Thug Kitchen is done. Finally.
The plant-based website that launched in 2012 and became known for its profanity-laced voice has been drawing criticism for its name, well, since 2012.
At first, the website's foul-mouthed writers remained anonymous, but after signing a publishing deal with Rodale in 2014, the authors, a white couple based in Los Angeles, revealed their identities.
That’s when people like Bryant Terry, a Black cookbook author and activist, started speaking out. He wrote a piece for CNN in late 2014 that spelled out exactly why two white authors using the term "thug" was problematic, but the book went on to become a bestseller anyway. (Terry’s most recent book is called "Vegetable Kingdom," a follow-up to the lauded "Afro-Vegan," which came out in 2014. He is currently the chef-in-residence at the Museum of the African Diaspora in San Francisco.)
The website’s authors, Michelle Davis and Matt Holloway, released two additional cookbooks at Rodale.
Now, as the food media world continues its own reckoning with racism, with Alison Roman’s suspension at the New York Times for insensitive remarks she gave in an interview earlier this year and Adam Rapoport’s resignation as the top editor at Bon Appetit after photos surfaced of him appearing in brown face, Davis and Holloway have announced they are changing the name of their company and website and will "discontinue the use of Thug Kitchen as the title of all our previous cookbooks and closely re-evaluate the content of each book."
"When we first launched Thug Kitchen in 2012, we wanted our name to signal our brand’s grit in the otherwise polished and elitist food scene," they wrote in an apology online late last week. "We realize, however, that whatever our original intention, our use of it reflected our privilege and ignored the reality that the word is assigned to Black people in an attempt to dehumanize them. That’s ... not at all what we want to stand for. We apologize. We recognize we need to do better."
Although Rapoport stepped down for literal brown face, as Terry and others have pointed out for years, Thug Kitchen is a form of digital blackface, not unlike white people sharing Black reaction GIFs and memes, and it’s a form of appropriation that has to stop.
"Certainly, swearing isn't exclusive to African-Americans.

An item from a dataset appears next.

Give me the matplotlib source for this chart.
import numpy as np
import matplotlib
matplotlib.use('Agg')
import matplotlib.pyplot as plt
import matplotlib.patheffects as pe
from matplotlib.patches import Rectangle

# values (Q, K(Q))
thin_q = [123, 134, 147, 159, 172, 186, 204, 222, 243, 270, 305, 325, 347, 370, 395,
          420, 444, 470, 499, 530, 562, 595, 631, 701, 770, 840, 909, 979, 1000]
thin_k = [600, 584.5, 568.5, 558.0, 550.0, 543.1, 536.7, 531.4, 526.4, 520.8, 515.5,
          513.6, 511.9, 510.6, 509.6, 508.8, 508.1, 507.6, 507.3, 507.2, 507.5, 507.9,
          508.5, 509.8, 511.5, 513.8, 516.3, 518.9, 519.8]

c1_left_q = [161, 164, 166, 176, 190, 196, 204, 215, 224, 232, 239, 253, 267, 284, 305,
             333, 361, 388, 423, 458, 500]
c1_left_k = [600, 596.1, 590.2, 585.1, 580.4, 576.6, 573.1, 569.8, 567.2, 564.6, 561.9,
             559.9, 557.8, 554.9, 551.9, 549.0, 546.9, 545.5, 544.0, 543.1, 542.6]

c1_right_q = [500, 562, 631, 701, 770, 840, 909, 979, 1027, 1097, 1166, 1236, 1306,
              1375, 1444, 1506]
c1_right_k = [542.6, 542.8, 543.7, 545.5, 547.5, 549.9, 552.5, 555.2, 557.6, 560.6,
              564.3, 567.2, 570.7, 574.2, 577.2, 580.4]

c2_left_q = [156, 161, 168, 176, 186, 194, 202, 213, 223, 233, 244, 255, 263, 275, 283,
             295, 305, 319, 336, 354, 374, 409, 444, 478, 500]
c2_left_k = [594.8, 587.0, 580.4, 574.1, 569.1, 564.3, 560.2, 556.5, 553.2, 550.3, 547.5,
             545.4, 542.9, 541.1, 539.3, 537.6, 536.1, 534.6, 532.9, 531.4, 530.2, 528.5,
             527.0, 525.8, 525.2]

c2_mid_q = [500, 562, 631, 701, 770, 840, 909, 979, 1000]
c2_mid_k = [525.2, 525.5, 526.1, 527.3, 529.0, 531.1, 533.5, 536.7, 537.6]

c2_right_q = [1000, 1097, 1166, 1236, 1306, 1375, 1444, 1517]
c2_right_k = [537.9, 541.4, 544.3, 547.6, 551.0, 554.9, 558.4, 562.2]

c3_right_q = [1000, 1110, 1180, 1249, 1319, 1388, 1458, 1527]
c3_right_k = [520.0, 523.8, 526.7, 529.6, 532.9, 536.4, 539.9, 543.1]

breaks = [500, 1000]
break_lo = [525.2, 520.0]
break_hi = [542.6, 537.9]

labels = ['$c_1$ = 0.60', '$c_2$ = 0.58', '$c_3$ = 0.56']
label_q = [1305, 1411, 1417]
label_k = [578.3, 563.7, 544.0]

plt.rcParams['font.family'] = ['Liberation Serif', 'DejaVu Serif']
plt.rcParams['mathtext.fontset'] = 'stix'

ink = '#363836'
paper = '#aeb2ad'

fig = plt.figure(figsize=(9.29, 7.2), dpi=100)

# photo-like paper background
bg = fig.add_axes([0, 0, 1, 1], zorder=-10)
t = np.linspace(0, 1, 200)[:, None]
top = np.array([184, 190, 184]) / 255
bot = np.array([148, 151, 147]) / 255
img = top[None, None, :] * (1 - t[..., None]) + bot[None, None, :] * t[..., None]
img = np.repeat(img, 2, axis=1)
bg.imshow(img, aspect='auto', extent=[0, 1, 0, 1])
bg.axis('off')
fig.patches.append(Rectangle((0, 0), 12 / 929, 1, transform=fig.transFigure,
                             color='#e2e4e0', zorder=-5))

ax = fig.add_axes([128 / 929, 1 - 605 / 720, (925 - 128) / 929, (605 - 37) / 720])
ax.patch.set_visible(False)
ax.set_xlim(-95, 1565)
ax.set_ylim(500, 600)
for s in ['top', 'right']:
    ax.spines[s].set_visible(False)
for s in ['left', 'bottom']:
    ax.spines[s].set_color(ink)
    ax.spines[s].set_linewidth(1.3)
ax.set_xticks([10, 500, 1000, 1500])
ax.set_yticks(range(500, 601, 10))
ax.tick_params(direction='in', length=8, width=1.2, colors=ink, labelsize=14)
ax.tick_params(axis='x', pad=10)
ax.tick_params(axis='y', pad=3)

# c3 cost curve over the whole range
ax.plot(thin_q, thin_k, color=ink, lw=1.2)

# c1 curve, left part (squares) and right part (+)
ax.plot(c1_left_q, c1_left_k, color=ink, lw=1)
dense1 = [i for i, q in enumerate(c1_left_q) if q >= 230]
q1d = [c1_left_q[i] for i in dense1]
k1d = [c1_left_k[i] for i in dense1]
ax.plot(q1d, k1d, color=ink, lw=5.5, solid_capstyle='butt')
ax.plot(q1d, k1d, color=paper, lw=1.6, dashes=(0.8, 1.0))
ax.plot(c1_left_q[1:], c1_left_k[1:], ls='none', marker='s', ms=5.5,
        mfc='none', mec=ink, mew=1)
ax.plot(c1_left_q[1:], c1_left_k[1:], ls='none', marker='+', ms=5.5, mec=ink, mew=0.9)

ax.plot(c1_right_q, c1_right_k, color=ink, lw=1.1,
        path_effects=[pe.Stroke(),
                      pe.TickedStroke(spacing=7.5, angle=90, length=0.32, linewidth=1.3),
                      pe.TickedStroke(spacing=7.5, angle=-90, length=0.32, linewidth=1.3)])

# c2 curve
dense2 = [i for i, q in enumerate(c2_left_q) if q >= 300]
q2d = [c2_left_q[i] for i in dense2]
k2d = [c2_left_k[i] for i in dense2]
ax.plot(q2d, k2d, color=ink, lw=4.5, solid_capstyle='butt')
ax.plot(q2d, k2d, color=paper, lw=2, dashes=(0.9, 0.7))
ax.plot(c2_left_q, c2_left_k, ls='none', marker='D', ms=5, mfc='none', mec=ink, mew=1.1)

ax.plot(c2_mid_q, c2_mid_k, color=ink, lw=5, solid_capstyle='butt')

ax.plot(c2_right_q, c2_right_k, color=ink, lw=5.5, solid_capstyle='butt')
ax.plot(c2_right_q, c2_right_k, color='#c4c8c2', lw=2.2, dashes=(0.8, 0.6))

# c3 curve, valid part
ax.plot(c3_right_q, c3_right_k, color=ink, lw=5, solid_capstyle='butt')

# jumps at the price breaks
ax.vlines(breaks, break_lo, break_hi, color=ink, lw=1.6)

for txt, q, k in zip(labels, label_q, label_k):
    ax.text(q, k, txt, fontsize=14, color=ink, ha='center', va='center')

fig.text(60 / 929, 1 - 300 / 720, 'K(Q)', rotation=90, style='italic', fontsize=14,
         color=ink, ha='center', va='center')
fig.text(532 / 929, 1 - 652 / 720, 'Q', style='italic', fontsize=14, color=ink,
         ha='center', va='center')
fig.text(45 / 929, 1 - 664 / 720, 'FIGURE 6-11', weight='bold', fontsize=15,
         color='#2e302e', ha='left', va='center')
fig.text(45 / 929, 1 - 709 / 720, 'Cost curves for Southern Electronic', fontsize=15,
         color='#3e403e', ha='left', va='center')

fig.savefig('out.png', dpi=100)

But many of the site's captions, usually dreamed up by Davis to accompany Holloway's striking visuals, rely heavily on phrases from black rap lyrics, stand-up routines and films, which eventually went mainstream," Terry wrote in 2014.
"The contrast drawn between the consciously progressive dishes shown and the imagined vulgar, ignorant thug only works if the thug is the kind of grimy person of color depicted in the news and in popular media as hustling drugs on a dystopian block, under the colorful glow of various burger stands, bulletproof take-out spots or bodega signs. ’Those kind of people,’ the visual gag suggests, ’intimidating you into... preparing arugula or tempeh? How absurd, how shocking, how hilarious!’"

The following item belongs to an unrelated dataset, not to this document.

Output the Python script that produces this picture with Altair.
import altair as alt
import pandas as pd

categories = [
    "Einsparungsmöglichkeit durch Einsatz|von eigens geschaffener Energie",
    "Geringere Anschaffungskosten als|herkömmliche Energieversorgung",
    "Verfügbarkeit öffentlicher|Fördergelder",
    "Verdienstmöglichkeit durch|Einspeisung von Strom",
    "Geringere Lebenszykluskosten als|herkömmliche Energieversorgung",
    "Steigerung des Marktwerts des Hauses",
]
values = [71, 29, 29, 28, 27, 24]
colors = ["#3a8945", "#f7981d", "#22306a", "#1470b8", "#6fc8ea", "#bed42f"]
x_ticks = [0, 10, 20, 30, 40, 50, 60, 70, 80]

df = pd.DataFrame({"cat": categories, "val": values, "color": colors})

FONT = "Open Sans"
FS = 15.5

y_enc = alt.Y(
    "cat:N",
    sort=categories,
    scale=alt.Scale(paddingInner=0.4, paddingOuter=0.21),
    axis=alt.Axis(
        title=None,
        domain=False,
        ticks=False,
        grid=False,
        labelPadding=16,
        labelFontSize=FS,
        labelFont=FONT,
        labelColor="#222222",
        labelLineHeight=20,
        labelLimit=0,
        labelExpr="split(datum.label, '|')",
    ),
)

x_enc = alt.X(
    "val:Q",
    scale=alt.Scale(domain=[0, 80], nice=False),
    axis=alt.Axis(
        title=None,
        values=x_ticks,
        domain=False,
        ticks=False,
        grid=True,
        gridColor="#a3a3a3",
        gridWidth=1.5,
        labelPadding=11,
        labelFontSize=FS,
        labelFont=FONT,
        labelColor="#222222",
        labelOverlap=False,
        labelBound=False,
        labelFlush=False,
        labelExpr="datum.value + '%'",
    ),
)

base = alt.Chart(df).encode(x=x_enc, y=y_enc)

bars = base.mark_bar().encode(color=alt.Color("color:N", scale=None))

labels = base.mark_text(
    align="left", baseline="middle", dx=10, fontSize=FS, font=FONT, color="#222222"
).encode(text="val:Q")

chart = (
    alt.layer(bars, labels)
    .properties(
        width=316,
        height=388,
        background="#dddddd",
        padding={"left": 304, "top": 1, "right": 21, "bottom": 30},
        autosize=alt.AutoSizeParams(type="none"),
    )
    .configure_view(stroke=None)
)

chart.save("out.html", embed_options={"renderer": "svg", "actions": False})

Until now, I’ve declined to write about Thug Kitchen since the first cookbook came out, using omission of coverage to suffice as my criticism of the content, but looking back, I should have used my platform to be more vocal about it.
Terry’s right: The TK joke isn’t funny. Six years and three cookbooks is too long to have stayed quiet about it. I’m glad the writers are using all that book money on a campaign to rebrand the company. Maybe they can find other ways to use their platform for good.
One last thing: The editors at Rodale should also bear some of the weight from this fallout. One book could be considered a mistake, but three? That’s a shame on everyone involved.
If you are looking for resources to learn more about the intersection of race and food, here are a few books to start with:
"Building Houses out of Chicken Legs: Black Women, Food, and Power" by Psyche A. Williams-Forson
"The Jemima Code: Two Centuries of African American Cookbooks" by Toni Tipton-Martin
"The Cooking Gene: A Journey Through African American Culinary History in the Old South" by Michael W. Twitty
"Decolonize Your Diet: Plant-Based Mexican-American Recipes for Health and Healing" by Luz Calvo and Catriona Rueda Esquibel
"Sistah Vegan: Black Female Vegans Speak on Food, Identity, Health, and Society" by A. Breeze Harper and Pattrice Jones
"High on the Hog: A Culinary Journey from Africa to America" by Jessica B. Harris
"Racial Indigestion: Eating Bodies in the 19th Century" by Kyla Wazana Tompkins
(If you want to make a purchase from a Black-owned bookstore, Lithub.com has compiled a list of more than two dozen bookstores, some of which offer online ordering.)